Your editorial ("Judge wise to void Utah’s immigration crackdown," June 22) states, "Fortunately, that’s exactly what happened Wednesday when U.S. District Judge Clark Walddoups struck enough verbiage to basically void the Utah Legislature’s 2011 attempt to create its own immigration policy and appoint state and local police agencies to enforce it."
The immediate question appears, "By what authority does Judge Waddoups strike down an act of the Utah Legislature?"
The states granted to the federal government two relative authorities. 1. "To establish an uniform Rule of (lawful) Naturalization ... " (U.S. Constitution, Article I, Section 8, Clause 4), and "The United States ... shall protect each of them against invasion ... " (Article IV, Section 4.)
I can’t be sure, but I believe he acts outside of both of these authorities. That means that he acts without constitutional permission. This is commonly called usurpation of power and unlawful.
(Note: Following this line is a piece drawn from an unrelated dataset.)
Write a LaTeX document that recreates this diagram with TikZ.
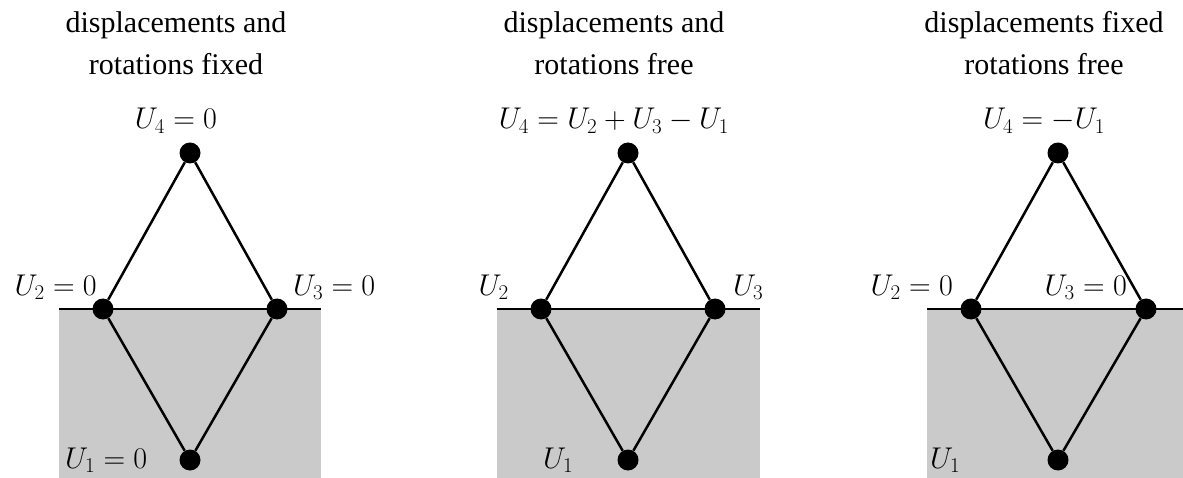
\RequirePackage{fix-cm}
\documentclass[tikz,border=0pt]{standalone}
\usepackage{fontspec}
\setmainfont{Liberation Serif}
\definecolor{ground}{RGB}{202,202,202}
\tikzset{
  dotnode/.style={circle,fill=black,minimum size=21pt,inner sep=0pt},
  member/.style={line width=2.5pt},
  lbl/.style={inner sep=0pt,font=\fontsize{30}{36}\selectfont},
  ttl/.style={inner sep=0pt,anchor=base,font=\fontsize{30}{36}\selectfont},
  surface/.style={line width=2.5pt},
}
\begin{document}
\begin{tikzpicture}[x=1pt,y=-1pt]
\useasboundingbox (0,0) rectangle (1183,478);
% grounds
\fill[ground] (59,309) rectangle (321,478);
\fill[ground] (497,309) rectangle (760,478);
\fill[ground] (927,309) rectangle (1183,478);
\coordinate (gl1) at (59,309); \coordinate (gr1) at (321,309);
\coordinate (gl2) at (497,309); \coordinate (gr2) at (760,309);
\coordinate (gl3) at (927,309); \coordinate (gr3) at (1183,309);
\draw[surface] (gl1) -- (gr1);
\draw[surface] (gl2) -- (gr2);
\draw[surface] (gl3) -- (gr3);
% panel 1
\node[dotnode] (a4) at (190,153) {};
\node[dotnode] (a2) at (103,309) {};
\node[dotnode] (a3) at (277,309) {};
\node[dotnode] (a1) at (190,460) {};
\draw[member] (a2) -- (a4) -- (a3);
\draw[member] (a2) -- (a1) -- (a3);
\node[ttl] (t1a) at (176,33) {displacements and};
\node[ttl] (t1b) at (176,75) {rotations fixed};
\node[lbl,anchor=base] (l14) at (176,129) {$U_4=0$};
\node[lbl,anchor=base east] (l12) at (97,295) {$U_2=0$};
\node[lbl,anchor=base west] (l13) at (293,295) {$U_3=0$};
\node[lbl,anchor=base west] (l11) at (65,468) {$U_1=0$};
% panel 2
\node[dotnode] (b4) at (628,153) {};
\node[dotnode] (b2) at (541,309) {};
\node[dotnode] (b3) at (715,309) {};
\node[dotnode] (b1) at (628,460) {};
\draw[member] (b2) -- (b4) -- (b3);
\draw[member] (b2) -- (b1) -- (b3);
\node[ttl] (t2a) at (614,33) {displacements and};
\node[ttl] (t2b) at (614,75) {rotations free};
\node[lbl,anchor=base] (l24) at (614,129) {$U_4=U_2+U_3-U_1$};
\node[lbl,anchor=base east] (l22) at (509,295) {$U_2$};
\node[lbl,anchor=base west] (l23) at (733,295) {$U_3$};
\node[lbl,anchor=base west] (l21) at (543,468) {$U_1$};
% panel 3
\node[dotnode] (c4) at (1058,153) {};
\node[dotnode] (c2) at (971,309) {};
\node[dotnode] (c3) at (1146,309) {};
\node[dotnode] (c1) at (1058,460) {};
\draw[member] (c2) -- (c4) -- (c3);
\draw[member] (c2) -- (c1) -- (c3);
\node[ttl] (t3a) at (1044,33) {displacements fixed};
\node[ttl] (t3b) at (1044,75) {rotations free};
\node[lbl,anchor=base] (l34) at (1044,129) {$U_4=-U_1$};
\node[lbl,anchor=base east] (l32) at (953,295) {$U_2=0$};
\node[lbl,anchor=base east] (l33) at (1127,295) {$U_3=0$};
\node[lbl,anchor=base west] (l31) at (930,468) {$U_1$};
\end{tikzpicture}
\end{document}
As to whether or not the Legislature acted foolishly to protect itself from "invasion," today’s history proves the Legislature acted with great wisdom. Thousands of illegal aliens, many of them children horribly brutalized by their transporters, overwhelm our facilities to care for them.
It may be a good idea for the border guards to dump a trainload of illegal aliens now being transported to destinations far and wide around the nation on the lawn of the judge and in the office of the Tribune. This may be the only way to make a point of the insanity of national open borders.